▶ [AIM]: Gather all lines with "Clone" from the records.

▶ [GIVEN INFORMATION]:
-- Begin --
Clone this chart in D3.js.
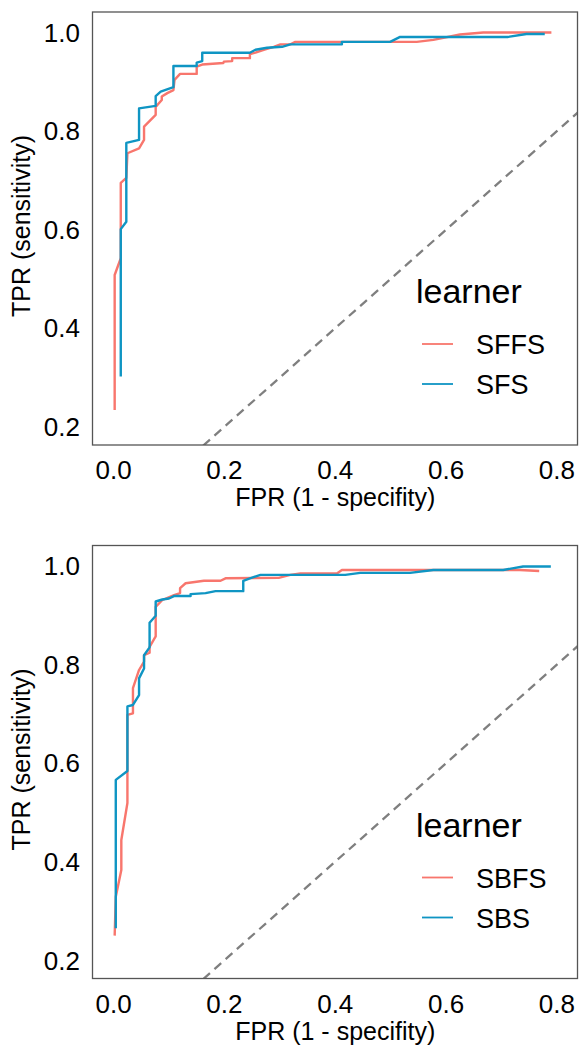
<!DOCTYPE html>
<html>
<head>
<meta charset="utf-8">
<script src="https://cdn.jsdelivr.net/npm/d3@7"></script>
<style>
body { margin: 0; background: #fff; }
svg text { font-family: "Liberation Sans", Arial, sans-serif; fill: #000; }
</style>
</head>
<body>
<svg id="chart" width="579" height="1048"></svg>
<script>
// [FPR, TPR] points
var sffs = [[0.002,0.234],[0.002,0.508],[0.013,0.542],[0.013,0.695],[0.023,0.705],[0.025,0.755],
  [0.046,0.765],[0.055,0.782],[0.055,0.809],[0.076,0.833],[0.076,0.849],[0.087,0.863],[0.087,0.870],
  [0.097,0.877],[0.108,0.883],[0.110,0.904],[0.120,0.916],[0.150,0.916],[0.150,0.931],[0.160,0.935],
  [0.198,0.938],[0.199,0.941],[0.214,0.942],[0.214,0.948],[0.246,0.948],[0.246,0.956],[0.256,0.959],
  [0.271,0.965],[0.289,0.971],[0.301,0.976],[0.319,0.976],[0.328,0.981],[0.547,0.981],[0.577,0.985],
  [0.625,0.996],[0.667,1.0],[0.790,1.0]];
var sfs = [[0.013,0.302],[0.013,0.601],[0.023,0.616],[0.023,0.776],[0.046,0.782],[0.046,0.846],
  [0.076,0.851],[0.076,0.871],[0.085,0.880],[0.108,0.889],[0.108,0.932],[0.150,0.932],[0.150,0.939],
  [0.160,0.942],[0.160,0.959],[0.246,0.959],[0.256,0.965],[0.277,0.969],[0.304,0.971],[0.319,0.976],
  [0.412,0.976],[0.412,0.981],[0.499,0.981],[0.517,0.991],[0.712,0.991],[0.745,0.997],[0.778,0.997]];
var sbfs = [[0.002,0.250],[0.004,0.329],[0.014,0.383],[0.014,0.444],[0.025,0.519],[0.025,0.698],
  [0.035,0.701],[0.035,0.752],[0.046,0.789],[0.055,0.806],[0.055,0.819],[0.065,0.824],[0.065,0.836],
  [0.076,0.857],[0.076,0.917],[0.088,0.931],[0.109,0.941],[0.120,0.945],[0.120,0.955],[0.130,0.965],
  [0.163,0.970],[0.193,0.970],[0.202,0.975],[0.298,0.976],[0.319,0.982],[0.337,0.985],[0.403,0.985],
  [0.412,0.992],[0.733,0.992],[0.768,0.990]];
var sbs = [[0.004,0.265],[0.004,0.566],[0.025,0.584],[0.025,0.715],[0.035,0.718],[0.046,0.738],
  [0.046,0.772],[0.055,0.792],[0.055,0.819],[0.065,0.835],[0.065,0.885],[0.076,0.899],[0.076,0.928],
  [0.088,0.932],[0.100,0.934],[0.109,0.939],[0.139,0.939],[0.139,0.943],[0.166,0.945],[0.184,0.949],
  [0.234,0.949],[0.234,0.970],[0.246,0.975],[0.265,0.982],[0.418,0.982],[0.445,0.986],[0.535,0.986],
  [0.577,0.992],[0.703,0.992],[0.739,0.999],[0.789,0.999]];

var xTicks = [0, 0.2, 0.4, 0.6, 0.8];
var yTicks = [0.2, 0.4, 0.6, 0.8, 1.0];
var topLearners = ["SFFS", "SFS"];
var bottomLearners = ["SBFS", "SBS"];
var colors = ["#F8766D", "#0F95C3"];

var svg = d3.select("#chart");
var fmt = d3.format(".1f");

function drawPanel(top, names, series, id) {
  var x = d3.scaleLinear().domain([-0.038, 0.838]).range([92.5, 578]);
  var y = d3.scaleLinear().domain([0.163, 1.0416]).range([top + 433, top]);
  var g = svg.append("g");

  g.append("clipPath").attr("id", "clip" + id)
    .append("rect").attr("x", 92.5).attr("y", top).attr("width", 485.5).attr("height", 433);

  // chance line
  g.append("line")
    .attr("clip-path", "url(#clip" + id + ")")
    .attr("x1", x(0)).attr("y1", y(0)).attr("x2", x(1)).attr("y2", y(1))
    .attr("stroke", "#7f7f7f").attr("stroke-width", 2.3).attr("stroke-dasharray", "9,6");

  var line = d3.line().x(function(d){ return x(d[0]); }).y(function(d){ return y(d[1]); });
  series.forEach(function(s, i) {
    g.append("path").datum(s)
      .attr("d", line)
      .attr("fill", "none")
      .attr("stroke", colors[i])
      .attr("stroke-width", 2.4)
      .attr("stroke-linejoin", "round");
  });

  g.append("rect")
    .attr("x", 92.5).attr("y", top).attr("width", 485).attr("height", 433)
    .attr("fill", "none").attr("stroke", "#555").attr("stroke-width", 1.3);

  g.selectAll(".xt").data(xTicks).enter().append("text")
    .attr("x", function(d){ return x(d); })
    .attr("y", top + 467)
    .attr("text-anchor", "middle")
    .style("font-size", "26px")
    .text(fmt);

  g.selectAll(".yt").data(yTicks).enter().append("text")
    .attr("x", 80)
    .attr("y", function(d){ return y(d) + 9.3; })
    .attr("text-anchor", "end")
    .style("font-size", "26px")
    .text(fmt);

  g.append("text")
    .attr("x", x(0.4)).attr("y", top + 494)
    .attr("text-anchor", "middle")
    .style("font-size", "25px")
    .text("FPR (1 - specifity)");

  g.append("text")
    .attr("transform", "translate(30," + (top + 214) + ") rotate(-90)")
    .attr("text-anchor", "middle")
    .style("font-size", "25px")
    .text("TPR (sensitivity)");

  // legend
  g.append("text")
    .attr("x", 416).attr("y", top + 291)
    .style("font-size", "34px")
    .text("learner");
  names.forEach(function(n, i) {
    var ly = top + 332 + i * 40;
    g.append("line")
      .attr("x1", 422).attr("x2", 453).attr("y1", ly).attr("y2", ly)
      .attr("stroke", colors[i]).attr("stroke-width", 1.8);
    g.append("text")
      .attr("x", 476).attr("y", ly + 10)
      .style("font-size", "27px")
      .text(n);
  });
}

drawPanel(12, topLearners, [sffs, sfs], 1);
drawPanel(545.5, bottomLearners, [sbfs, sbs], 2);
</script>
</body>
</html>
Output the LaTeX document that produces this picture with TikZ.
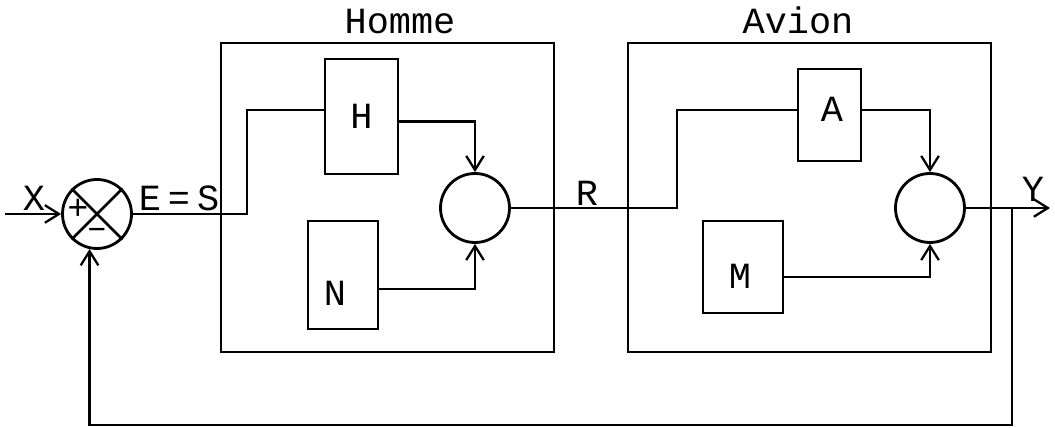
\documentclass[tikz,border=0pt]{standalone}
\usepackage{fontspec}
\setmainfont{Liberation Mono}
\usetikzlibrary{arrows.meta}
\begin{document}
\begin{tikzpicture}[x=0.02cm, y=-0.02cm, line width=1.6pt,
		font=\fontsize{21}{24}\selectfont,
		>={Straight Barb[length=8pt,width=10pt,line width=1.3pt]},
		block/.style={draw, inner sep=0pt},
		junction/.style={draw, circle, minimum size=1.38cm, inner sep=0pt},
		tag/.style={anchor=base, inner sep=0pt}]
		\useasboundingbox (0,0) rectangle (1055,428);
		
		% outer boxes
		\node[block, minimum width=6.66cm, minimum height=6.18cm] (homme) at (387.5,197.5) {};
		\node[tag] (hommelbl) at (400,34) {Homme};
		\node[block, minimum width=7.26cm, minimum height=6.18cm] (avion) at (809.5,197.5) {};
		\node[tag] (avionlbl) at (798,34) {Avion};
		
		% comparator
		\node[junction] (sum) at (97,214) {};
		\draw (sum.north west) -- (sum.south east) (sum.north east) -- (sum.south west);
		\node[font=\fontsize{20}{22}\selectfont] (plus) at (78,209) {+};
		\node[font=\fontsize{20}{22}\selectfont] (minus) at (97,233) {--};
		\coordinate (xin) at (5,214);
		\draw[->] (xin) -- (sum.west);
		\node[tag] (xlbl) at (34,211) {X};
		
		% Homme
		\node[block, minimum width=1.46cm, minimum height=2.3cm] (H) at (361.5,116.5) {H};
		\node[block, minimum width=1.4cm, minimum height=2.16cm] (N) at (343,275) {};
		\node[tag] (nlbl) at (335,306) {N};
		\node[junction] (hsum) at (475,208) {};
		\coordinate (split) at (247,214);
		\draw (sum.east) -- (split) |- ([yshift=0.13cm]H.west);
		\node[tag] (eslbl) at (179,211) {E\hspace{4pt}=\hspace{4pt}S};
		\draw[->] ([yshift=-0.1cm]H.east) -| (hsum.north);
		\draw[->] ([yshift=-0.28cm]N.east) -| (hsum.south);
		
		% Avion
		\node[block, minimum width=1.26cm, minimum height=1.84cm] (A) at (829.5,115) {};
		\node[tag] (albl) at (832,122) {A};
		\node[block, minimum width=1.6cm, minimum height=1.84cm] (M) at (743,267) {};
		\node[tag] (mlbl) at (740,289) {M};
		\node[junction] (asum) at (930,208) {};
		\coordinate (rin) at (677,208);
		\draw (hsum.east) -- (rin) |- ([yshift=0.1cm]A.west);
		\node[tag] (rlbl) at (587,206) {R};
		\draw[->] ([yshift=0.1cm]A.east) -| (asum.north);
		\draw[->] ([yshift=-0.2cm]M.east) -| (asum.south);
		
		% output and feedback
		\coordinate (yout) at (1050,208);
		\coordinate (fb) at (1012,208);
		\coordinate (fbdown) at (1012,425);
		\draw[->] (asum.east) -- (yout);
		\node[tag] (ylbl) at (1033,202) {Y};
		\draw[->] (fb) -- (fbdown) -| (sum.258);
	\end{tikzpicture}
\end{document}
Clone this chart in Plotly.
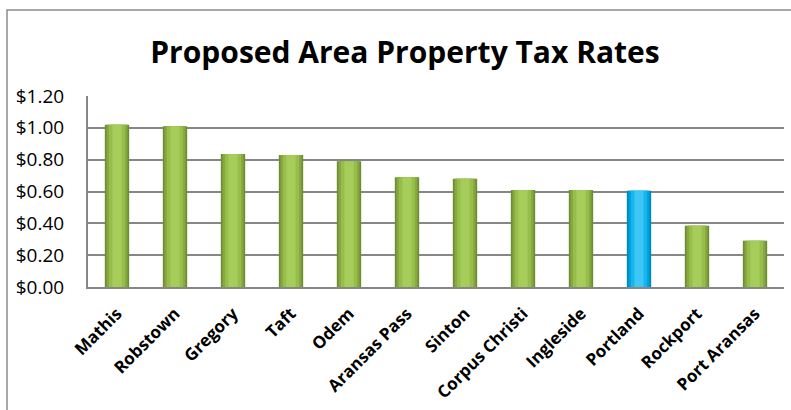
import plotly.graph_objects as go

cities = ["Mathis", "Robstown", "Gregory", "Taft", "Odem", "Aransas Pass", "Sinton",
          "Corpus Christi", "Ingleside", "Portland", "Rockport", "Port Aransas"]
rates = [1.02, 1.01, 0.835, 0.83, 0.79, 0.69, 0.68, 0.61, 0.61, 0.605, 0.385, 0.29]
highlight = "Portland"
y_ticks = [0, 0.2, 0.4, 0.6, 0.8, 1.0, 1.2]
y_tick_text = ["$0.00", "$0.20", "$0.40", "$0.60", "$0.80", "$1.00", "$1.20"]

green_layers = ["#6F8E34", "#86A83F", "#97BE4B", "#A6CC5A"]
blue_layers = ["#0089BE", "#00A0DA", "#13B6EE", "#3FC6F4"]
layer_widths = [0.42, 0.36, 0.28, 0.16]

fig = go.Figure()
for i, w in enumerate(layer_widths):
    colors = [blue_layers[i] if c == highlight else green_layers[i] for c in cities]
    fig.add_trace(go.Bar(x=cities, y=rates, width=w, marker=dict(color=colors, line=dict(width=0)),
                         hoverinfo="x+y", showlegend=False))

fig.update_layout(
    width=791, height=410,
    margin=dict(l=88, r=7, t=96, b=121),
    paper_bgcolor="white", plot_bgcolor="white",
    barmode="overlay",
    font=dict(family="'Open Sans', sans-serif", color="black"),
    title=dict(text="<b>Proposed Area Property Tax Rates</b>", x=405 / 791, xanchor="center",
               y=1 - 52 / 410, yref="container", yanchor="middle",
               font=dict(size=30, family="'Open Sans', sans-serif", color="black")),
    xaxis=dict(tickangle=-45, tickfont=dict(size=17, family="'Open Sans', sans-serif", color="black", weight="bold"),
               showline=True, linecolor="#868686", linewidth=2, showgrid=False, ticks="",
               ticklabelstandoff=8, fixedrange=True),
    yaxis=dict(range=[0, 1.2], tickvals=y_ticks, ticktext=y_tick_text,
               tickfont=dict(size=19, family="'Open Sans', sans-serif", color="black"),
               showline=True, linecolor="#868686", linewidth=2,
               showgrid=True, gridcolor="#868686", gridwidth=2, zeroline=False,
               ticks="", ticklabelstandoff=18),
    shapes=[dict(type="rect", xref="paper", yref="paper",
                 x0=(7 - 88) / 696, x1=1.2, y0=-1, y1=(410 - 9 - 121) / 193,
                 line=dict(color="#8C8C8C", width=1.5), fillcolor="rgba(0,0,0,0)", layer="below")],
)

fig.write_html("out.html")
-- End --
▶ [CORRECT ANSWER]:
Clone this chart in D3.js.
Clone this chart in Plotly.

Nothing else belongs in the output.